Anyway, today I cleared my afternoon, worked from home in the morning and then me and my aunt made our way to Ida Lee Park in Leesburg. It was in the car that I told her where we were going. "Excited" doesn't do her reaction justice. She probably could've glided to Leesburg on her own. My aunt, 67 years old, babbled like a giddy teenager the entire trip.
The drive up to Ida Lee Park was quite an experience. Traffic was a nightmare (There was a lone two-lane road to get there, so the last mile took an hour. Really.), but being stuck in traffic allowed for plenty of time to talk and people watch.

And what a cross-section! Young, old, professionals, blue-collars, veterans, with several ethnicities and cultures represented. It made you fully appreciate the scope of Obama's candidacy.
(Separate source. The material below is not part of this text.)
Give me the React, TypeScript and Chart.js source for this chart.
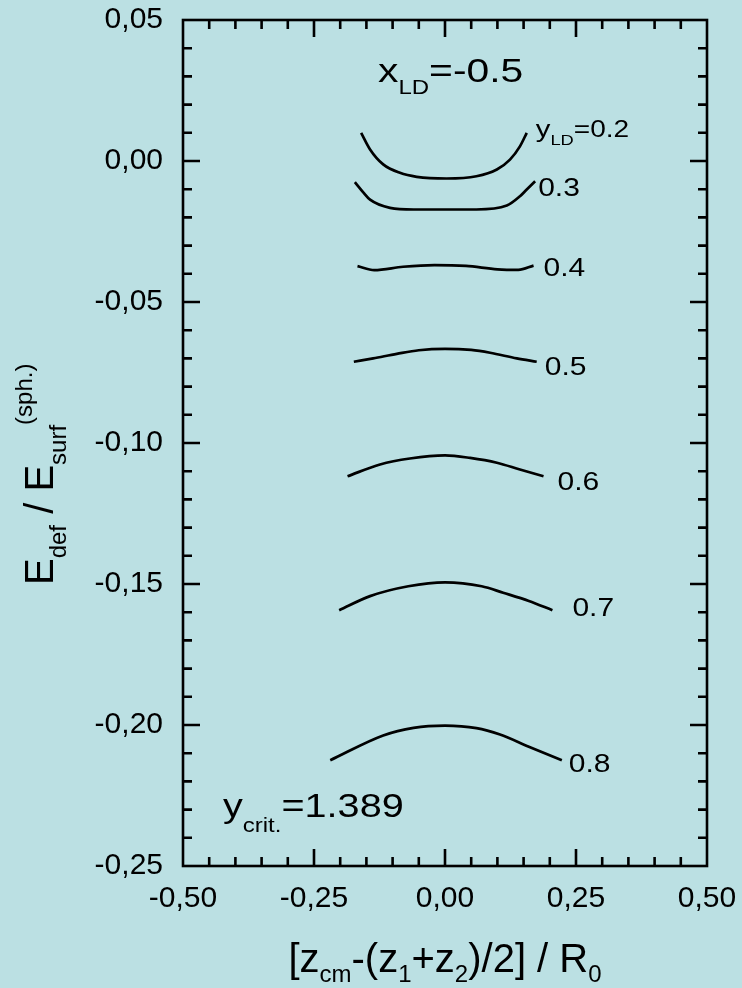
import React, { useEffect, useRef } from "react";
import { Chart, registerables } from "chart.js";

Chart.register(...registerables);

// Deformation energy curves for x_LD = -0.5, one per y_LD value
const Y_LD_VALUES = [0.2, 0.3, 0.4, 0.5, 0.6, 0.7, 0.8];

const Z_02 = [-0.16, -0.143, -0.118, -0.086, -0.054, 0.003, 0.06, 0.099, 0.124, 0.143, 0.156];
const E_02 = [0.01, 0.0041, -0.0012, -0.0042, -0.0056, -0.0062, -0.0054, -0.003, 0.0005, 0.0052, 0.01];

const Z_03 = [-0.172, -0.156, -0.143, -0.105, -0.06, 0.0, 0.06, 0.118, 0.143, 0.156, 0.172];
const E_03 = [-0.0075, -0.0111, -0.0137, -0.0166, -0.0172, -0.0172, -0.0172, -0.0158, -0.0125, -0.0101, -0.0072];

const Z_04 = [-0.167, -0.135, -0.08, -0.02, 0.04, 0.1, 0.14, 0.169];
const E_04 = [-0.0373, -0.0387, -0.0375, -0.0369, -0.0372, -0.0384, -0.0386, -0.0371];

const Z_05 = [-0.174, -0.137, -0.092, -0.05, 0.0, 0.05, 0.086, 0.137, 0.175];
const E_05 = [-0.0712, -0.07, -0.0684, -0.0671, -0.0666, -0.067, -0.068, -0.07, -0.0712];

const Z_06 = [-0.186, -0.124, -0.067, 0.0, 0.048, 0.099, 0.143, 0.188];
const E_06 = [-0.1118, -0.1076, -0.1055, -0.1044, -0.1053, -0.107, -0.1094, -0.1118];

const Z_07 = [-0.202, -0.143, -0.07, 0.0, 0.07, 0.111, 0.16, 0.205];
const E_07 = [-0.1593, -0.1543, -0.1508, -0.1494, -0.1508, -0.1531, -0.156, -0.1593];

const Z_08 = [-0.219, -0.118, -0.06, 0.0, 0.06, 0.105, 0.16, 0.223];
const E_08 = [-0.2125, -0.2037, -0.201, -0.2002, -0.2011, -0.2034, -0.2077, -0.2125];

const CURVE_Z = [Z_02, Z_03, Z_04, Z_05, Z_06, Z_07, Z_08];
const CURVE_E = [E_02, E_03, E_04, E_05, E_06, E_07, E_08];

// Axis ticks
const X_TICK_VALUES = [-0.5, -0.25, 0, 0.25, 0.5];
const Y_TICK_VALUES = [-0.25, -0.2, -0.15, -0.1, -0.05, 0, 0.05];
const X_MINOR_STEP = 0.05;
const Y_MINOR_STEP = 0.01;

const X_LD = "-0.5";
const Y_CRIT = "1.389";

const FONT = "'Liberation Sans', Arial, Helvetica, sans-serif";
const BG = "#bbe0e3";

type Seg = { t: string; size: number; dy?: number };

function drawRich(ctx: CanvasRenderingContext2D, x: number, y: number, segs: Seg[], sx = 1) {
  ctx.save();
  ctx.translate(x, y);
  ctx.scale(sx, 1);
  ctx.textAlign = "left";
  ctx.textBaseline = "alphabetic";
  ctx.fillStyle = "#000";
  let cx = 0;
  for (const s of segs) {
    ctx.font = `${s.size}px ${FONT}`;
    ctx.fillText(s.t, cx, s.dy || 0);
    cx += ctx.measureText(s.t).width;
  }
  ctx.restore();
}

function richWidth(ctx: CanvasRenderingContext2D, segs: Seg[], sx = 1) {
  let w = 0;
  ctx.save();
  for (const s of segs) {
    ctx.font = `${s.size}px ${FONT}`;
    w += ctx.measureText(s.t).width;
  }
  ctx.restore();
  return w * sx;
}

const fmt = (v: number) => {
  const r = Math.abs(v) < 1e-9 ? 0 : v;
  return r.toFixed(2).replace(".", ",");
};

// Per-curve label offsets (px) from each curve's right end: [dx, baseline dy]
const LABEL_OFFSETS: [number, number][] = [
  [9, 4],
  [3, 15],
  [10, 10],
  [8, 13],
  [14, 14],
  [20, 6],
  [7, 12],
];

const framePlugin = {
  id: "frameAndText",
  afterDraw(chart: any) {
    const ctx: CanvasRenderingContext2D = chart.ctx;
    const { left, right, top, bottom } = chart.chartArea;
    const xs = chart.scales.x;
    const ys = chart.scales.y;
    ctx.save();
    ctx.strokeStyle = "#000";
    ctx.lineWidth = 2.6;
    ctx.lineCap = "butt";

    // inward ticks on all four sides
    const nx = Math.round((xs.max - xs.min) / X_MINOR_STEP);
    for (let i = 1; i < nx; i++) {
      const v = xs.min + i * X_MINOR_STEP;
      const p = xs.getPixelForValue(v);
      const len = i % 5 === 0 ? 17 : 9;
      ctx.beginPath();
      ctx.moveTo(p, bottom);
      ctx.lineTo(p, bottom - len);
      ctx.moveTo(p, top);
      ctx.lineTo(p, top + len);
      ctx.stroke();
    }
    const ny = Math.round((ys.max - ys.min) / Y_MINOR_STEP);
    for (let j = 1; j < ny; j++) {
      const v = ys.min + j * Y_MINOR_STEP;
      const p = ys.getPixelForValue(v);
      const len = j % 5 === 0 ? 17 : 9;
      ctx.beginPath();
      ctx.moveTo(left, p);
      ctx.lineTo(left + len, p);
      ctx.moveTo(right, p);
      ctx.lineTo(right - len, p);
      ctx.stroke();
    }
    ctx.strokeRect(left, top, right - left, bottom - top);

    // curve labels
    CURVE_Z.forEach((zs, k) => {
      const z = zs[zs.length - 1];
      const e = CURVE_E[k][CURVE_E[k].length - 1];
      const px = xs.getPixelForValue(z) + LABEL_OFFSETS[k][0];
      const py = ys.getPixelForValue(e) + LABEL_OFFSETS[k][1];
      const val = Y_LD_VALUES[k].toFixed(1);
      if (k === 0) {
        drawRich(ctx, px, py, [
          { t: "y", size: 24 },
          { t: "LD", size: 15, dy: 8 },
          { t: "=" + val, size: 23 },
        ], 1.22);
      } else {
        drawRich(ctx, px, py, [{ t: val, size: 25 }], 1.2);
      }
    });

    // parameter annotations
    drawRich(ctx, left + 195, top + 62, [
      { t: "x", size: 34 },
      { t: "LD", size: 20, dy: 12 },
      { t: "=" + X_LD, size: 34 },
    ], 1.2);
    drawRich(ctx, left + 40, bottom - 49, [
      { t: "y", size: 33 },
      { t: "crit.", size: 20, dy: 15 },
      { t: "=" + Y_CRIT, size: 33 },
    ], 1.2);

    // x axis title
    const xTitle: Seg[] = [
      { t: "[z", size: 40 },
      { t: "cm", size: 24, dy: 10 },
      { t: "-(z", size: 40 },
      { t: "1", size: 24, dy: 10 },
      { t: "+z", size: 40 },
      { t: "2", size: 24, dy: 10 },
      { t: ")/2] / R", size: 40 },
      { t: "0", size: 24, dy: 10 },
    ];
    const cx = (left + right) / 2;
    drawRich(ctx, cx - richWidth(ctx, xTitle) / 2, 972, xTitle);

    // y axis title (rotated)
    ctx.save();
    ctx.translate(53, 585);
    ctx.rotate(-Math.PI / 2);
    drawRich(ctx, 0, 0, [
      { t: "E", size: 40 },
      { t: "def", size: 24, dy: 13 },
      { t: " / E", size: 40 },
      { t: "surf", size: 24, dy: 13 },
      { t: "(sph.)", size: 24, dy: -21 },
    ]);
    ctx.restore();

    ctx.restore();
  },
};

export default function App() {
  const ref = useRef<HTMLCanvasElement | null>(null);

  useEffect(() => {
    if (!ref.current) return;
    const datasets = CURVE_Z.map((zs, k) => ({
      label: "y_LD=" + Y_LD_VALUES[k],
      data: zs.map((z, i) => ({ x: z, y: CURVE_E[k][i] })),
      showLine: true,
      borderColor: "#000",
      borderWidth: 2.7,
      pointRadius: 0,
      cubicInterpolationMode: "monotone" as const,
      fill: false,
    }));

    const chart = new Chart(ref.current, {
      type: "scatter",
      data: { datasets },
      options: {
        animation: false,
        responsive: false,
        devicePixelRatio: 1,
        layout: { padding: { left: 0, top: 20, right: 35, bottom: 0 } },
        plugins: { legend: { display: false }, tooltip: { enabled: false } },
        scales: {
          x: {
            type: "linear",
            min: -0.5,
            max: 0.5,
            afterBuildTicks: (s: any) => {
              s.ticks = X_TICK_VALUES.map((v) => ({ value: v }));
            },
            afterFit: (s: any) => {
              s.height = 122;
              s.paddingLeft = 0;
              s.paddingRight = 0;
            },
            grid: { display: false, drawTicks: false },
            border: { display: false },
            ticks: {
              color: "#000",
              font: { family: FONT, size: 30 },
              padding: 15,
              maxRotation: 0,
              autoSkip: false,
              callback: (v: any) => fmt(Number(v)),
            },
          },
          y: {
            type: "linear",
            min: -0.25,
            max: 0.05,
            afterBuildTicks: (s: any) => {
              s.ticks = Y_TICK_VALUES.map((v) => ({ value: v }));
            },
            afterFit: (s: any) => {
              s.width = 183;
              s.paddingTop = 0;
              s.paddingBottom = 0;
            },
            grid: { display: false, drawTicks: false },
            border: { display: false },
            ticks: {
              color: "#000",
              font: { family: FONT, size: 30 },
              padding: 20,
              autoSkip: false,
              callback: (v: any) => fmt(Number(v)),
            },
          },
        },
      },
      plugins: [framePlugin],
    });
    return () => chart.destroy();
  }, []);

  return (
    <div
      style={{
        position: "fixed",
        left: 0,
        top: 0,
        width: 742,
        height: 988,
        background: BG,
      }}
    >
      <canvas ref={ref} width={742} height={988} style={{ width: 742, height: 988, display: "block" }} />
    </div>
  );
}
This went beyond him being "the black candidate" or "the liberal candidate" or (gasp!) "the socialist," as the McCain supporters at the park entrance kept calling him. This was about people being genuinely excited about the possibilities that lay ahead for our country, about actually feeling optimistic about something in politics.
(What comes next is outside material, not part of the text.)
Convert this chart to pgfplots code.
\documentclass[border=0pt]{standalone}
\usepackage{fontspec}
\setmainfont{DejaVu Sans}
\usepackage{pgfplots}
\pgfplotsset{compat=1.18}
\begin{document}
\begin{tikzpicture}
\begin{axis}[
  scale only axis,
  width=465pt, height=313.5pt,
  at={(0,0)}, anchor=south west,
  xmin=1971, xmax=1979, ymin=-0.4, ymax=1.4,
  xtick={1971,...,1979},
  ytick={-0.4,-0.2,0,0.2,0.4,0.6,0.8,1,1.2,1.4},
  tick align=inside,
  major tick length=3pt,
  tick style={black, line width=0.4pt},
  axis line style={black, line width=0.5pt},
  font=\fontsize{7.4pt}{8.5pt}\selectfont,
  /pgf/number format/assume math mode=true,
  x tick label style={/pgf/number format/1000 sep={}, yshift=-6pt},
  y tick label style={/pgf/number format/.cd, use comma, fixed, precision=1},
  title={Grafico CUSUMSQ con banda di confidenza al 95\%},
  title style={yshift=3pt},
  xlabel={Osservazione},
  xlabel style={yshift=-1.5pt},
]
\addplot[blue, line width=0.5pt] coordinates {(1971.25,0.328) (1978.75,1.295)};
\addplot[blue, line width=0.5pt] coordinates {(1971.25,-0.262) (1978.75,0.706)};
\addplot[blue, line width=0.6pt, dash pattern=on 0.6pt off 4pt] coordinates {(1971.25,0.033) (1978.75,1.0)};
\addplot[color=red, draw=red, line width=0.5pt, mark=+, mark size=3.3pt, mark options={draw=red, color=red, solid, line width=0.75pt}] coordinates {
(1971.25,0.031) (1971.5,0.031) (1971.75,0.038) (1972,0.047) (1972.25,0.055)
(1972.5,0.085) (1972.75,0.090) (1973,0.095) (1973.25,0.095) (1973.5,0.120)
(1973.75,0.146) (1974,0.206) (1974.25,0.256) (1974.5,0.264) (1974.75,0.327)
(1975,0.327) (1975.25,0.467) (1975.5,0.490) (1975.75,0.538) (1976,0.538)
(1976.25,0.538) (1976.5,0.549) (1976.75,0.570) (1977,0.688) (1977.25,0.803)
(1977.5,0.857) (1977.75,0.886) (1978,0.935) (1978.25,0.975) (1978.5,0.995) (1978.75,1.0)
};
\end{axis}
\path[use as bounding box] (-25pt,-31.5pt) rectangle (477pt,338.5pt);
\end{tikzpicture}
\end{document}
As they say in "The Shawshank Redemption," hope is a good thing. Maybe the best of things.
(And yes, of course it helps to have someone who's charismatic and has a fascinating personal story. I'm sure Dems were not THIS excited about John Kerry, who had the personality of a turnip.)

But on a more personal level, it was great to have this moment and this time with my aunt, who clearly enjoyed herself, whether it was cheering for Obama or sassing McCain supporters. She's been in fragile health of late, so any chance I get to spend quality time with her is a bonus.
We left a little early to beat the traffic but it did not lessen our enjoyment. In a quiet moment while dodging more pedestrians (they were still walking up to the park as we left) I gave a quick prayer of thanks that we got to do this. The impact she's had on my life is too long to chronicle here, but it's profound. Taking her to this rally was a form of thanks that doesn't even begin to cover it, believe me.

And the other thing that made this a cool experience for me was that I know that the guy who gave the speech would've understood. After all, what did Obama do after leaving Leesburg? He suspended his campaign and flew to Hawaii to be with his ailing grandmother, who he's cited in speeches and interviews as someone who's had a profound impact on his life.

1 comment:

Chloe said...

Ed, that's really really cool. I'd love to have an experience like that with Obama.

Hope IS a good thing...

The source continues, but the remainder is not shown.